— WORK REQUIRED —
Print each line exactly as it is given.

— MATERIAL —

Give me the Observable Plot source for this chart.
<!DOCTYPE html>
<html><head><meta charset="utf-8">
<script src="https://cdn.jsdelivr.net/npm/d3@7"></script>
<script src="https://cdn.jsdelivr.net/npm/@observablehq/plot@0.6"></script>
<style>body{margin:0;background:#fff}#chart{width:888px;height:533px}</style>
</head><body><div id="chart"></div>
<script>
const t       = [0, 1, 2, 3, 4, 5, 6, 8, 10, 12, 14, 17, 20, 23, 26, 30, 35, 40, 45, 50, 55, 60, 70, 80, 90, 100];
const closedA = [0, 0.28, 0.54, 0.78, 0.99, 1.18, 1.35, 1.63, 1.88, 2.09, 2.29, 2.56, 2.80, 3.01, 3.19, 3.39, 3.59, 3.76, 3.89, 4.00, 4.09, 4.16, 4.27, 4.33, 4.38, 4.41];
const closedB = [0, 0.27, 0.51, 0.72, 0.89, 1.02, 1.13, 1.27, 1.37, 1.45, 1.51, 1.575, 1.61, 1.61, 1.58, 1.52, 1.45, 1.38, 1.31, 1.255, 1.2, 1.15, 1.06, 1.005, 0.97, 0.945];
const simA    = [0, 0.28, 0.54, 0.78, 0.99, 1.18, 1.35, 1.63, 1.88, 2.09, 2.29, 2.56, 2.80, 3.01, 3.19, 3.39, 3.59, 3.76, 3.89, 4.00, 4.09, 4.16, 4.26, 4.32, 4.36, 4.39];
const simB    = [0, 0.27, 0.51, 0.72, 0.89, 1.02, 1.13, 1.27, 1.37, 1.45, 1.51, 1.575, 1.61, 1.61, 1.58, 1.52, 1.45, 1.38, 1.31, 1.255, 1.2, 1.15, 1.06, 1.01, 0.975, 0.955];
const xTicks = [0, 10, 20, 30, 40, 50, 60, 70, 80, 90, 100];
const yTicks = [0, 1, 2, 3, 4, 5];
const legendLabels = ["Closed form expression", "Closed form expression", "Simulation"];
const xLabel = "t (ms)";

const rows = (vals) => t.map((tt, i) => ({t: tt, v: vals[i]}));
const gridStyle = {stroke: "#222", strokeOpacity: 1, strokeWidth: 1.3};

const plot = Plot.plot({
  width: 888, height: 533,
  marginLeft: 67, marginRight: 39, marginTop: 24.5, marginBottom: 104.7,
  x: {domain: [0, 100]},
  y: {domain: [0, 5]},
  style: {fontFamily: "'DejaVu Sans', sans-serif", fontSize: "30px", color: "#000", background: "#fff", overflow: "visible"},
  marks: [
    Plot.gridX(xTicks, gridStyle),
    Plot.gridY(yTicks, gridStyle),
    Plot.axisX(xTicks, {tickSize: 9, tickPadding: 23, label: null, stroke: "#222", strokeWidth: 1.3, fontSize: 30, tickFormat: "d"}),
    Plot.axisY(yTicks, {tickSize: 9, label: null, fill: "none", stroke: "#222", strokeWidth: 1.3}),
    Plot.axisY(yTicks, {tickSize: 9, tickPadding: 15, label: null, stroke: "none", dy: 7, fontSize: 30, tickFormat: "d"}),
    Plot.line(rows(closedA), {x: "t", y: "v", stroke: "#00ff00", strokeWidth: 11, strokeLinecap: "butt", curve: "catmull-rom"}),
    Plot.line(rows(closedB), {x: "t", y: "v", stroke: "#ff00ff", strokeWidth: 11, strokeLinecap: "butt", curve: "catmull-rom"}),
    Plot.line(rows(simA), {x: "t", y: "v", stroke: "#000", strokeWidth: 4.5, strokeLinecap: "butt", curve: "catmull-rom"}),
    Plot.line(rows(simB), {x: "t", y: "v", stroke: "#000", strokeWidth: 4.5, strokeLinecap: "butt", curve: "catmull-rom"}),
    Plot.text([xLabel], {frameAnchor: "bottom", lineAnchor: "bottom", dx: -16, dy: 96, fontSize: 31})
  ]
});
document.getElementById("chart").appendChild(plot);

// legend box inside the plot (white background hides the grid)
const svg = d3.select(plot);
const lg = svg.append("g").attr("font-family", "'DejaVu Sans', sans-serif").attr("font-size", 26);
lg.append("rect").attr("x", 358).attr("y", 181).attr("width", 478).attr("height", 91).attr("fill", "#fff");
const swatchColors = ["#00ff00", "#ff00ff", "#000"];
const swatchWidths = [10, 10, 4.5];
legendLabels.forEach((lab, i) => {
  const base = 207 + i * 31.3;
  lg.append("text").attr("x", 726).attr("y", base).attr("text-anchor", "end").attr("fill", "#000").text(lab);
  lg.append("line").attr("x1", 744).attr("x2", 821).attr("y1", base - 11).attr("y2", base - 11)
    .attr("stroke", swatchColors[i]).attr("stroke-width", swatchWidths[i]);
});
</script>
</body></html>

— COMPLETED TASK —
Give me the Observable Plot source for this chart.
<!DOCTYPE html>
<html><head><meta charset="utf-8">
<script src="https://cdn.jsdelivr.net/npm/d3@7"></script>
<script src="https://cdn.jsdelivr.net/npm/@observablehq/plot@0.6"></script>
<style>body{margin:0;background:#fff}#chart{width:888px;height:533px}</style>
</head><body><div id="chart"></div>
<script>
const t       = [0, 1, 2, 3, 4, 5, 6, 8, 10, 12, 14, 17, 20, 23, 26, 30, 35, 40, 45, 50, 55, 60, 70, 80, 90, 100];
const closedA = [0, 0.28, 0.54, 0.78, 0.99, 1.18, 1.35, 1.63, 1.88, 2.09, 2.29, 2.56, 2.80, 3.01, 3.19, 3.39, 3.59, 3.76, 3.89, 4.00, 4.09, 4.16, 4.27, 4.33, 4.38, 4.41];
const closedB = [0, 0.27, 0.51, 0.72, 0.89, 1.02, 1.13, 1.27, 1.37, 1.45, 1.51, 1.575, 1.61, 1.61, 1.58, 1.52, 1.45, 1.38, 1.31, 1.255, 1.2, 1.15, 1.06, 1.005, 0.97, 0.945];
const simA    = [0, 0.28, 0.54, 0.78, 0.99, 1.18, 1.35, 1.63, 1.88, 2.09, 2.29, 2.56, 2.80, 3.01, 3.19, 3.39, 3.59, 3.76, 3.89, 4.00, 4.09, 4.16, 4.26, 4.32, 4.36, 4.39];
const simB    = [0, 0.27, 0.51, 0.72, 0.89, 1.02, 1.13, 1.27, 1.37, 1.45, 1.51, 1.575, 1.61, 1.61, 1.58, 1.52, 1.45, 1.38, 1.31, 1.255, 1.2, 1.15, 1.06, 1.01, 0.975, 0.955];
const xTicks = [0, 10, 20, 30, 40, 50, 60, 70, 80, 90, 100];
const yTicks = [0, 1, 2, 3, 4, 5];
const legendLabels = ["Closed form expression", "Closed form expression", "Simulation"];
const xLabel = "t (ms)";

const rows = (vals) => t.map((tt, i) => ({t: tt, v: vals[i]}));
const gridStyle = {stroke: "#222", strokeOpacity: 1, strokeWidth: 1.3};

const plot = Plot.plot({
  width: 888, height: 533,
  marginLeft: 67, marginRight: 39, marginTop: 24.5, marginBottom: 104.7,
  x: {domain: [0, 100]},
  y: {domain: [0, 5]},
  style: {fontFamily: "'DejaVu Sans', sans-serif", fontSize: "30px", color: "#000", background: "#fff", overflow: "visible"},
  marks: [
    Plot.gridX(xTicks, gridStyle),
    Plot.gridY(yTicks, gridStyle),
    Plot.axisX(xTicks, {tickSize: 9, tickPadding: 23, label: null, stroke: "#222", strokeWidth: 1.3, fontSize: 30, tickFormat: "d"}),
    Plot.axisY(yTicks, {tickSize: 9, label: null, fill: "none", stroke: "#222", strokeWidth: 1.3}),
    Plot.axisY(yTicks, {tickSize: 9, tickPadding: 15, label: null, stroke: "none", dy: 7, fontSize: 30, tickFormat: "d"}),
    Plot.line(rows(closedA), {x: "t", y: "v", stroke: "#00ff00", strokeWidth: 11, strokeLinecap: "butt", curve: "catmull-rom"}),
    Plot.line(rows(closedB), {x: "t", y: "v", stroke: "#ff00ff", strokeWidth: 11, strokeLinecap: "butt", curve: "catmull-rom"}),
    Plot.line(rows(simA), {x: "t", y: "v", stroke: "#000", strokeWidth: 4.5, strokeLinecap: "butt", curve: "catmull-rom"}),
    Plot.line(rows(simB), {x: "t", y: "v", stroke: "#000", strokeWidth: 4.5, strokeLinecap: "butt", curve: "catmull-rom"}),
    Plot.text([xLabel], {frameAnchor: "bottom", lineAnchor: "bottom", dx: -16, dy: 96, fontSize: 31})
  ]
});
document.getElementById("chart").appendChild(plot);

// legend box inside the plot (white background hides the grid)
const svg = d3.select(plot);
const lg = svg.append("g").attr("font-family", "'DejaVu Sans', sans-serif").attr("font-size", 26);
lg.append("rect").attr("x", 358).attr("y", 181).attr("width", 478).attr("height", 91).attr("fill", "#fff");
const swatchColors = ["#00ff00", "#ff00ff", "#000"];
const swatchWidths = [10, 10, 4.5];
legendLabels.forEach((lab, i) => {
  const base = 207 + i * 31.3;
  lg.append("text").attr("x", 726).attr("y", base).attr("text-anchor", "end").attr("fill", "#000").text(lab);
  lg.append("line").attr("x1", 744).attr("x2", 821).attr("y1", base - 11).attr("y2", base - 11)
    .attr("stroke", swatchColors[i]).attr("stroke-width", swatchWidths[i]);
});
</script>
</body></html>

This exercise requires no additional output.